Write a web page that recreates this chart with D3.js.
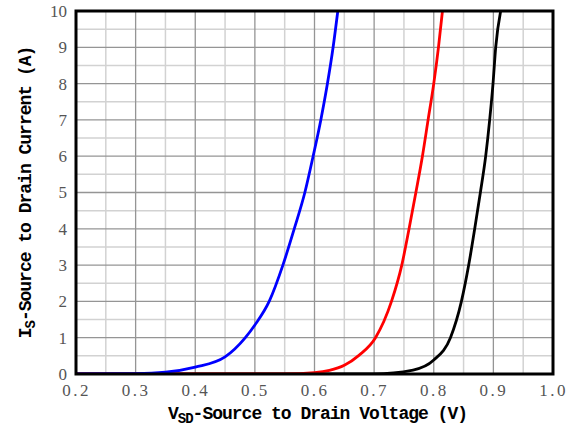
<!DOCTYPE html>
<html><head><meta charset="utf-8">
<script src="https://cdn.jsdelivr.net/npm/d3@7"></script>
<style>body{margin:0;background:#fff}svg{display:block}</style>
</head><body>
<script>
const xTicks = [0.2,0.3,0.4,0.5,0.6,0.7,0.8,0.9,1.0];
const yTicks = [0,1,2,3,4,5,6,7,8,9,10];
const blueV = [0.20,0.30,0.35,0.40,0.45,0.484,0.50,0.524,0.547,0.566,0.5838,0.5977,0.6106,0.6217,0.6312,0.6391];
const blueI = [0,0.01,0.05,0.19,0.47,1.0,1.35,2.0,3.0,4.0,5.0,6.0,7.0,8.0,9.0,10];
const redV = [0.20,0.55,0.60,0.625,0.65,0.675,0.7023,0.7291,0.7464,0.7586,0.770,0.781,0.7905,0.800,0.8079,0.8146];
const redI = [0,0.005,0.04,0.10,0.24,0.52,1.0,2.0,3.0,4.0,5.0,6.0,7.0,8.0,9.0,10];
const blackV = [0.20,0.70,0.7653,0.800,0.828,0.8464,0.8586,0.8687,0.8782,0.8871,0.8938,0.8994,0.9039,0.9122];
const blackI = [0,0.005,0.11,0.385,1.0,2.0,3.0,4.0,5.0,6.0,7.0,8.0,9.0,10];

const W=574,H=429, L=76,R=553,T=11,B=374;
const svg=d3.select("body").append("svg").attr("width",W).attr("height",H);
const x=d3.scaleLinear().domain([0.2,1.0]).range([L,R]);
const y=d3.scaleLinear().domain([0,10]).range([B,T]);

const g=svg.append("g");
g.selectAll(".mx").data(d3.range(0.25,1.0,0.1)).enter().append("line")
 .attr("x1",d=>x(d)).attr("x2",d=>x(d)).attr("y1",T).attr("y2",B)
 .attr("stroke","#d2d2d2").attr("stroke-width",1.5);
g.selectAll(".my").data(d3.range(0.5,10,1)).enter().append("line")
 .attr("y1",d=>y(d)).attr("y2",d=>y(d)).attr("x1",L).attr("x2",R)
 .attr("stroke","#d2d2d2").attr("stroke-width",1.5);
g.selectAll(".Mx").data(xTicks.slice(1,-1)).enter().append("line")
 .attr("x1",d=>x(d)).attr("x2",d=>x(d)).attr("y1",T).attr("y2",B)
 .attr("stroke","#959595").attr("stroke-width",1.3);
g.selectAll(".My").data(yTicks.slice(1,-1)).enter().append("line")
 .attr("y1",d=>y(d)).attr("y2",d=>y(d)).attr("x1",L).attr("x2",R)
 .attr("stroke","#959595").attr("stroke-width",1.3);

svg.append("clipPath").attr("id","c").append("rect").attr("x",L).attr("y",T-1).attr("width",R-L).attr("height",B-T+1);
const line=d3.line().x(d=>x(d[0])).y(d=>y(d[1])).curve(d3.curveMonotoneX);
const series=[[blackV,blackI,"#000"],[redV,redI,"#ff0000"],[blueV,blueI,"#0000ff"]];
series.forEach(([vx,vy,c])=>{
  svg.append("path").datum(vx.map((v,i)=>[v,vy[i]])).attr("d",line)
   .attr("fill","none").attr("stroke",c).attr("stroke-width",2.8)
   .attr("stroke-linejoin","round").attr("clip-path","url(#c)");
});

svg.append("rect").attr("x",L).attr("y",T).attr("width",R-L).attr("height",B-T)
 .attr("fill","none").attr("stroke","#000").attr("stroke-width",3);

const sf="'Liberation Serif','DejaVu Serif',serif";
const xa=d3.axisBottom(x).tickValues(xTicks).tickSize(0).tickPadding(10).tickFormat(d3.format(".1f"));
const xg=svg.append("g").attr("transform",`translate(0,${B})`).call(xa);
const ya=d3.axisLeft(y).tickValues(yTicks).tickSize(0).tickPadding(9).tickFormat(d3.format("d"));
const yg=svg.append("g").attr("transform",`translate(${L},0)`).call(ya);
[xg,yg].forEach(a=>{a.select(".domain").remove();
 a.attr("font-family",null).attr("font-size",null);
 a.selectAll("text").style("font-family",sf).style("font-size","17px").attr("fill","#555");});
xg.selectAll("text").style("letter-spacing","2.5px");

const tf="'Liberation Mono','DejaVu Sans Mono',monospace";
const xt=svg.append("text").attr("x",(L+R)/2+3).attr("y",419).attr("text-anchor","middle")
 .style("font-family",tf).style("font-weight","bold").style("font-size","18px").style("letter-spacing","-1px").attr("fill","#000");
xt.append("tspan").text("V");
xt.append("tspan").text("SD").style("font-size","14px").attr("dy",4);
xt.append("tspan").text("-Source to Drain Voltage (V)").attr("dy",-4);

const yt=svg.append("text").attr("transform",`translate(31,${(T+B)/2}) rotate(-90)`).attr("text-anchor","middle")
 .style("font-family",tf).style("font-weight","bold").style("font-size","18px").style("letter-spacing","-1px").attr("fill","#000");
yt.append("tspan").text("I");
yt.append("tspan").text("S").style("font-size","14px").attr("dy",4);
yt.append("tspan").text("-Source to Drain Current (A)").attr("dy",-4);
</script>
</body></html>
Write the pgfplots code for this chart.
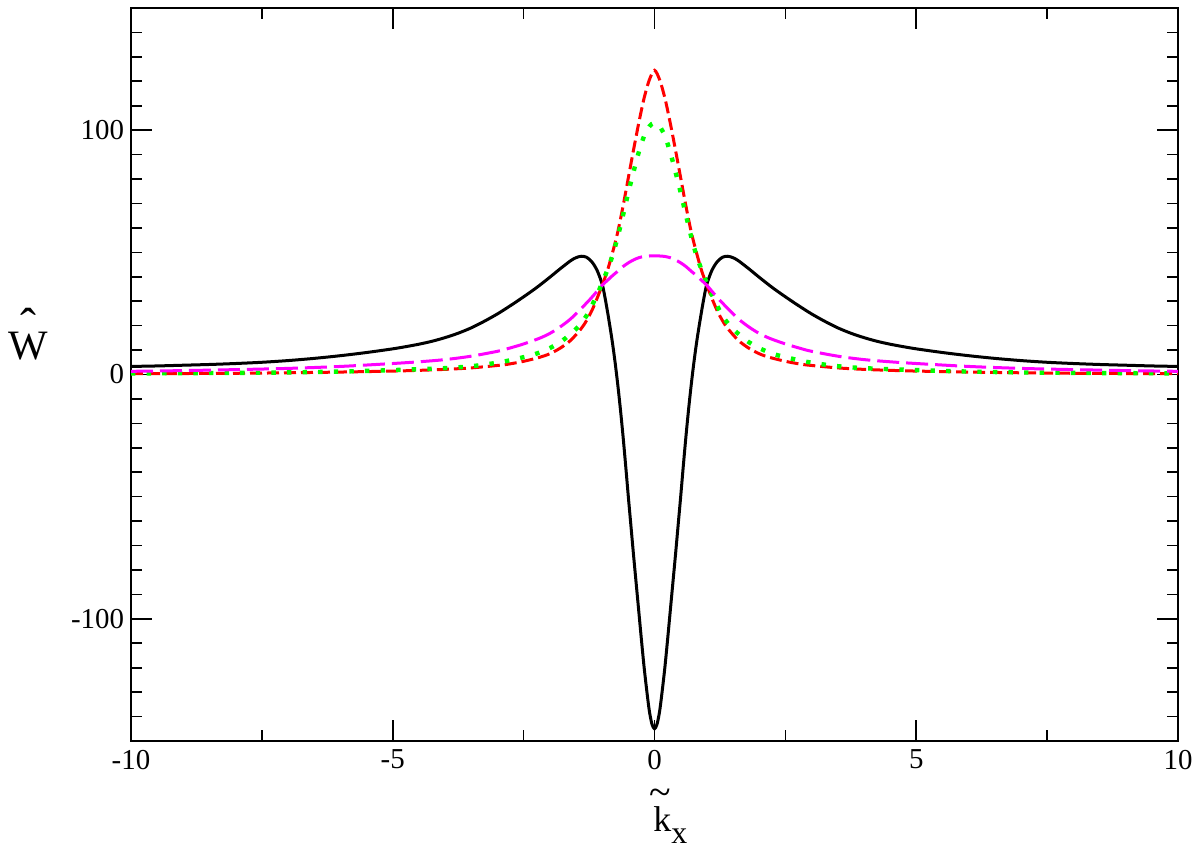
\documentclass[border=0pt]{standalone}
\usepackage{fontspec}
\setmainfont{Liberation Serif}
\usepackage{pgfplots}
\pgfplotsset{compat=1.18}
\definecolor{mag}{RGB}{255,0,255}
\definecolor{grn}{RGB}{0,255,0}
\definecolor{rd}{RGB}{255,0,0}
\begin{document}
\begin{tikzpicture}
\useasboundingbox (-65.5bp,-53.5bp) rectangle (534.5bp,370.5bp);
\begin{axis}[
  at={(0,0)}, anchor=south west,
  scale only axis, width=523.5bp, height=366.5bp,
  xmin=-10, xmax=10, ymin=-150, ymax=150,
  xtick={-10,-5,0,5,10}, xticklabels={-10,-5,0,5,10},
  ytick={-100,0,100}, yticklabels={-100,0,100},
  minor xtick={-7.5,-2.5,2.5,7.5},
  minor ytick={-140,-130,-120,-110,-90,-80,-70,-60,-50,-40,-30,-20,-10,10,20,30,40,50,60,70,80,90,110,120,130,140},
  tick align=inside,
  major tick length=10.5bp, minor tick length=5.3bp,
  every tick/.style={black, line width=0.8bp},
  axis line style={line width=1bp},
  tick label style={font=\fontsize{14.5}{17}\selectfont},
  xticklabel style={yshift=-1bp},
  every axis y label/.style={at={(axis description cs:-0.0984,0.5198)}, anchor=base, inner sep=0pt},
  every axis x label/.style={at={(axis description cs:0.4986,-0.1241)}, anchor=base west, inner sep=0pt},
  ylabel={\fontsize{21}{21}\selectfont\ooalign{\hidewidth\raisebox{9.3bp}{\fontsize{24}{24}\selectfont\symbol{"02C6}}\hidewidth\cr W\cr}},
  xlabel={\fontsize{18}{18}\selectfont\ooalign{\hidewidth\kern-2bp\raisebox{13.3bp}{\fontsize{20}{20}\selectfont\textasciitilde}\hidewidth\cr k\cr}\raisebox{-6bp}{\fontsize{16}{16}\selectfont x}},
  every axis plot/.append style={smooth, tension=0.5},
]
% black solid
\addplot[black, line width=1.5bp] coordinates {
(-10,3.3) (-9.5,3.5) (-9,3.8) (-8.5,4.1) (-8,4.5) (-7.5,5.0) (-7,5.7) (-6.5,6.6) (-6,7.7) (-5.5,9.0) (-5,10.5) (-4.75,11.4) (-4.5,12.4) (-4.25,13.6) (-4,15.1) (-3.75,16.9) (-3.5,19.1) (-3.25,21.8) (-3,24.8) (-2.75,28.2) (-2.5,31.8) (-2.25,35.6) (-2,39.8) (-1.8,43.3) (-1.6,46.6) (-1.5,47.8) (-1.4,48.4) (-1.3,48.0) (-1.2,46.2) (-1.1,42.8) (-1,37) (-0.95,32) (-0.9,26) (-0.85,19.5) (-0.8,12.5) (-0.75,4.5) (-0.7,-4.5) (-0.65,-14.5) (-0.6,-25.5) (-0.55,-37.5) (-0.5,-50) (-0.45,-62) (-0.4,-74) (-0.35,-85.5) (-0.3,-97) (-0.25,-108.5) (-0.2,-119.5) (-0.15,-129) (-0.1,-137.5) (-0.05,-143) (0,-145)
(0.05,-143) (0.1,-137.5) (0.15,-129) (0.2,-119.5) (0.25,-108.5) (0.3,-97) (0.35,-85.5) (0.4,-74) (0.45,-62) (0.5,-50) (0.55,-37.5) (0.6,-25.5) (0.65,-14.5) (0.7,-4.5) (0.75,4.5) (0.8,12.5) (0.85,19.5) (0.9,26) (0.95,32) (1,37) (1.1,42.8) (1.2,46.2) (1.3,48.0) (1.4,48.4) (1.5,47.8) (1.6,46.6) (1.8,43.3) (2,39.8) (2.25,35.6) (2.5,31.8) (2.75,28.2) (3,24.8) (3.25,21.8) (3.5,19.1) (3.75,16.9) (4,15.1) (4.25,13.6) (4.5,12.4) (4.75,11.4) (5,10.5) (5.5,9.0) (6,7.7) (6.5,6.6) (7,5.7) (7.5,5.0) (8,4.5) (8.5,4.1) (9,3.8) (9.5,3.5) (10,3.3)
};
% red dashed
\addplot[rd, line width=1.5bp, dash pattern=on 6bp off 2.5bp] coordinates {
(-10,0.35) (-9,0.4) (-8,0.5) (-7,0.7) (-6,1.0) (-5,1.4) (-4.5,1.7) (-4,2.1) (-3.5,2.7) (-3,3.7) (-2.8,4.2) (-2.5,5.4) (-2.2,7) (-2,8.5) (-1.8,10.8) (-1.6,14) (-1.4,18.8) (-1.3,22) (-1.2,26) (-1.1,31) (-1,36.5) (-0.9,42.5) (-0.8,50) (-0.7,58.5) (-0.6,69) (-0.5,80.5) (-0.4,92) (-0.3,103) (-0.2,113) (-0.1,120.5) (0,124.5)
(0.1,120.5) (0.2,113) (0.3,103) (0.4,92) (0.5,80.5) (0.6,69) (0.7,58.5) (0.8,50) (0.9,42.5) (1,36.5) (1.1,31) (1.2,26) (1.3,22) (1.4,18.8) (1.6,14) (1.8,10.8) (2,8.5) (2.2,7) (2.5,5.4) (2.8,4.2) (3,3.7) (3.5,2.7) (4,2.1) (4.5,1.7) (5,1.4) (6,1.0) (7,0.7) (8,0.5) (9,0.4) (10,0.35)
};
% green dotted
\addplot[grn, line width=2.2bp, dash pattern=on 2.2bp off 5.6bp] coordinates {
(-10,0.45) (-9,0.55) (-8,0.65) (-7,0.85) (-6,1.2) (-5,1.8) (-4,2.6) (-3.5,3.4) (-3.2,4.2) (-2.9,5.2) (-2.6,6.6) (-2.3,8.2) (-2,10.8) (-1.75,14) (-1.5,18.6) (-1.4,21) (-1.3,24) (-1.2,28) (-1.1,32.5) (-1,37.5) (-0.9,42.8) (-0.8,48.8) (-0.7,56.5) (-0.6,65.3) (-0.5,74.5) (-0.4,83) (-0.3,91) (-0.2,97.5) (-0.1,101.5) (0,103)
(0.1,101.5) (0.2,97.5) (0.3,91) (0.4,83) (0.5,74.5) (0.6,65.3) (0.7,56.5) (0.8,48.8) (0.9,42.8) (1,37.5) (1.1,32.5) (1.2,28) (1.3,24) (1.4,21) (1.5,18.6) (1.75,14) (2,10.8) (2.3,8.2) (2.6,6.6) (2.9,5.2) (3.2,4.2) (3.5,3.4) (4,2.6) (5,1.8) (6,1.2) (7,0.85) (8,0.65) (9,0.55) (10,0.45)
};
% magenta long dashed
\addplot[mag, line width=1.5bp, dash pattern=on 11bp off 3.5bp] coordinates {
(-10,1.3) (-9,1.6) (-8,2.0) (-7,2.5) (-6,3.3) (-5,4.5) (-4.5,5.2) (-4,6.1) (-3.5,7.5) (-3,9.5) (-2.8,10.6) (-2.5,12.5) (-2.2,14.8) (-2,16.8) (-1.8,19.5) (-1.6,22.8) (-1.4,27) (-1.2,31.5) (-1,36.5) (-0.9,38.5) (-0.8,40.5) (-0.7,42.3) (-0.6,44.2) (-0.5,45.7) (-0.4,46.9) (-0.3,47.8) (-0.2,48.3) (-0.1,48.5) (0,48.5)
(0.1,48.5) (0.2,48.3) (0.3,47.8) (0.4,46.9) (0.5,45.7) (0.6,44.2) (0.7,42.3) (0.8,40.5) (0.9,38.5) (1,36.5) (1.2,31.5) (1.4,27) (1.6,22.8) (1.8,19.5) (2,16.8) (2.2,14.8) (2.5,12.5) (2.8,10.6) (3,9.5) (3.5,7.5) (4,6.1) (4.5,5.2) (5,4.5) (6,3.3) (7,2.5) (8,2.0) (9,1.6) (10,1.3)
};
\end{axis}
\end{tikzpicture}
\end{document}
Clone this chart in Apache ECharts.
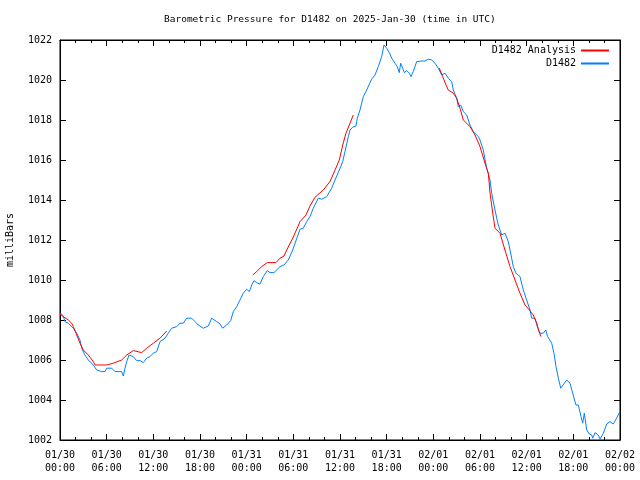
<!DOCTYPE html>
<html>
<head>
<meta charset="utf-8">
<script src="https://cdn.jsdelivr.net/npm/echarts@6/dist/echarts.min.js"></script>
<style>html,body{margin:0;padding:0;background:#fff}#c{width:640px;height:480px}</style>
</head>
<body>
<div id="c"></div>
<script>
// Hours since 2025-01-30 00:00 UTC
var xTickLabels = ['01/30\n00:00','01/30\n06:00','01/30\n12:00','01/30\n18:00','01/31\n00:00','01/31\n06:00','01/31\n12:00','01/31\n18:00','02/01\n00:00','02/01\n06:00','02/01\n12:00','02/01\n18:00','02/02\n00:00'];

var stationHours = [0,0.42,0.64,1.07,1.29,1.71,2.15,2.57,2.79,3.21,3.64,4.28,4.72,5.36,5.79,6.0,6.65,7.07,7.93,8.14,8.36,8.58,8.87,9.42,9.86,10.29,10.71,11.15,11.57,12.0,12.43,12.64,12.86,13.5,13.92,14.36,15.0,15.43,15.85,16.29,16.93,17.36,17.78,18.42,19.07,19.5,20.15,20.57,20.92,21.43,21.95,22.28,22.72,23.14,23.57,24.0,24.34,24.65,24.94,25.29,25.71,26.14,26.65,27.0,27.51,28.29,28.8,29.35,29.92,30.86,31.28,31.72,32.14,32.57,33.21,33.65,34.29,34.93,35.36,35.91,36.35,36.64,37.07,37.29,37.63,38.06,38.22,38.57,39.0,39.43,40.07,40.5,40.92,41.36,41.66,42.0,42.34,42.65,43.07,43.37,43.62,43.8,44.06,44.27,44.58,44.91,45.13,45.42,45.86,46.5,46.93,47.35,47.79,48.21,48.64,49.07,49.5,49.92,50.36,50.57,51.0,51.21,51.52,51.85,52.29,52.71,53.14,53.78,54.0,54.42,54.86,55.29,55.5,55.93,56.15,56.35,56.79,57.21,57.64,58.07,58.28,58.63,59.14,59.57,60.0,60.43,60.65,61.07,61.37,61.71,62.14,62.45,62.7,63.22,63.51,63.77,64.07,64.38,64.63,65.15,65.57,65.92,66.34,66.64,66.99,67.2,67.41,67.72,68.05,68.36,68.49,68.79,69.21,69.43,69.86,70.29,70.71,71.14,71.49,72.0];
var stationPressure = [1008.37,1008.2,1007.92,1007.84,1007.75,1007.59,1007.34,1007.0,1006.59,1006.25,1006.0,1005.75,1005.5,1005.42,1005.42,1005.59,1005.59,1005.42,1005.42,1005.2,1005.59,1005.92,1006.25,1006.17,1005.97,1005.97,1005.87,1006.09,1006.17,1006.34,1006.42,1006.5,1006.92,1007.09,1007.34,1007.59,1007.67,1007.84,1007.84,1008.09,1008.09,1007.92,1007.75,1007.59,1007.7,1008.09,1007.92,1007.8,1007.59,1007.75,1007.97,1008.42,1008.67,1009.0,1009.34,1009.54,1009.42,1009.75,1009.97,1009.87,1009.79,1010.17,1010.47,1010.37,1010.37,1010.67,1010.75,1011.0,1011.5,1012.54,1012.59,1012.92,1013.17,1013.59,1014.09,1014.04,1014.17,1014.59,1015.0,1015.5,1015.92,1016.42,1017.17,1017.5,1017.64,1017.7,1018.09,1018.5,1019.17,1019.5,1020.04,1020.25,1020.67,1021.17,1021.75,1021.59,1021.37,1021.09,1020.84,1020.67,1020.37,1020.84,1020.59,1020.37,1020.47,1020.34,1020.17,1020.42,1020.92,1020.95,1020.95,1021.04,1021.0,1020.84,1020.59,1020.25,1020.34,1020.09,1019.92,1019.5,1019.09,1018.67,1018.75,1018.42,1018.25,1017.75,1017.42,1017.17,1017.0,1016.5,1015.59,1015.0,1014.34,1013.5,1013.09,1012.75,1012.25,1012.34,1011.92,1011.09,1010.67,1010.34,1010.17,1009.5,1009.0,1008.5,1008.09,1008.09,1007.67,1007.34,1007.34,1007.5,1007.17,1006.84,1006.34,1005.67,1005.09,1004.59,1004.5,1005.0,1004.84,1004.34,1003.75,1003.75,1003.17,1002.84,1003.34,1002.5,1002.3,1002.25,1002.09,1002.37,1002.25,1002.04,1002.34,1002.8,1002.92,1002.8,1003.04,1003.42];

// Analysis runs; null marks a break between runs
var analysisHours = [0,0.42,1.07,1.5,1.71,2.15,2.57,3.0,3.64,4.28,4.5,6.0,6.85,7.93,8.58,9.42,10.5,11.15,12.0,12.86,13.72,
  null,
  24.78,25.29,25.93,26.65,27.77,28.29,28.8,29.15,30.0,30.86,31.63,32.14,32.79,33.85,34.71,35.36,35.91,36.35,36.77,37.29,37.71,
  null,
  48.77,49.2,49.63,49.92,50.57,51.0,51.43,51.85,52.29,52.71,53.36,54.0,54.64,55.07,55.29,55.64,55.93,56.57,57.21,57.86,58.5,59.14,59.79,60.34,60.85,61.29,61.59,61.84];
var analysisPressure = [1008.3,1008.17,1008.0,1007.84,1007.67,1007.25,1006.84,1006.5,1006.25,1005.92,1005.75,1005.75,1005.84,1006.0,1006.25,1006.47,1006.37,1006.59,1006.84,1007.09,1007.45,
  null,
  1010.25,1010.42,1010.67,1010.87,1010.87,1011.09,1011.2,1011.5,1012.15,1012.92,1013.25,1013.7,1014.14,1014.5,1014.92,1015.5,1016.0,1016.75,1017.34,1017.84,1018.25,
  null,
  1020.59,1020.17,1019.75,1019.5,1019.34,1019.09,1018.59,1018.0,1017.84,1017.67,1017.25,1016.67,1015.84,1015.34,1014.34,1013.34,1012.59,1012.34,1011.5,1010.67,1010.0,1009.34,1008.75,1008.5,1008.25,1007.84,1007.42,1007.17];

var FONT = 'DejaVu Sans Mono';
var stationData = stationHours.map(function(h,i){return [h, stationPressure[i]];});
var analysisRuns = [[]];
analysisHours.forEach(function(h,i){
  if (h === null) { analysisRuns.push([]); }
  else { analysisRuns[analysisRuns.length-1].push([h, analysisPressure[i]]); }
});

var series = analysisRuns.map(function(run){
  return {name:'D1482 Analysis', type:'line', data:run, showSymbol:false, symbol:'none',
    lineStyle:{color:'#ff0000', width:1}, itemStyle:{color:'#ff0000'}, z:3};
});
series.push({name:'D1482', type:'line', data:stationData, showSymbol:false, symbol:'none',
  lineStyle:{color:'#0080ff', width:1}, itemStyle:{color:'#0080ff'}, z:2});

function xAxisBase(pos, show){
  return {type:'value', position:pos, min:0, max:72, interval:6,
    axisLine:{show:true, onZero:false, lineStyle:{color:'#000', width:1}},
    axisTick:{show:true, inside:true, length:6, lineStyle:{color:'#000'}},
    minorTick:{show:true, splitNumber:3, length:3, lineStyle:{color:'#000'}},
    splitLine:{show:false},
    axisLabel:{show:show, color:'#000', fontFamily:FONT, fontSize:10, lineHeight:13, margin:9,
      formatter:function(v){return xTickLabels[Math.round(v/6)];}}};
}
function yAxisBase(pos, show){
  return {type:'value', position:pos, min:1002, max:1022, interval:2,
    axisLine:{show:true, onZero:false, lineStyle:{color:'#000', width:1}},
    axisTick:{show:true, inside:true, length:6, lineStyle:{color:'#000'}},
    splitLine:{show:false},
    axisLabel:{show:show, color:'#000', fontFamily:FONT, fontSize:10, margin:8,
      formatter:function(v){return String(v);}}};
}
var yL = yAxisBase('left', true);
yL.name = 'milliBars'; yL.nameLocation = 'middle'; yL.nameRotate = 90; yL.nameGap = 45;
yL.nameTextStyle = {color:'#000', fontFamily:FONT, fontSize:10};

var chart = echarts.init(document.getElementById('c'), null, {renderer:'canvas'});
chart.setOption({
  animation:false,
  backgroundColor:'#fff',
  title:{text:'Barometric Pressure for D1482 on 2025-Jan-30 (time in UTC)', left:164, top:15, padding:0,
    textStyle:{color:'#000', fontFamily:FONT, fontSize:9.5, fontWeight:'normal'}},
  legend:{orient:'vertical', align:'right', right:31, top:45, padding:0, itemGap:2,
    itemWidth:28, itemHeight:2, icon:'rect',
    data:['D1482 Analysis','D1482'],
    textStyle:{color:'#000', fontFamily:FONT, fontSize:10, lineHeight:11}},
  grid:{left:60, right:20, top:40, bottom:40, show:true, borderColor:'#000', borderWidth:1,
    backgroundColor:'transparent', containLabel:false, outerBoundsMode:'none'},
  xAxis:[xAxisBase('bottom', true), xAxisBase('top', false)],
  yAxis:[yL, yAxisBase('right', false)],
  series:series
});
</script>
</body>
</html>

-*-*-

| PROBLEM STATEMENT |
Copy out each line of the listing that holds "Write".

| TASK ANSWER |
Write a web page that recreates this chart with D3.js.
Write the pgfplots code for this chart.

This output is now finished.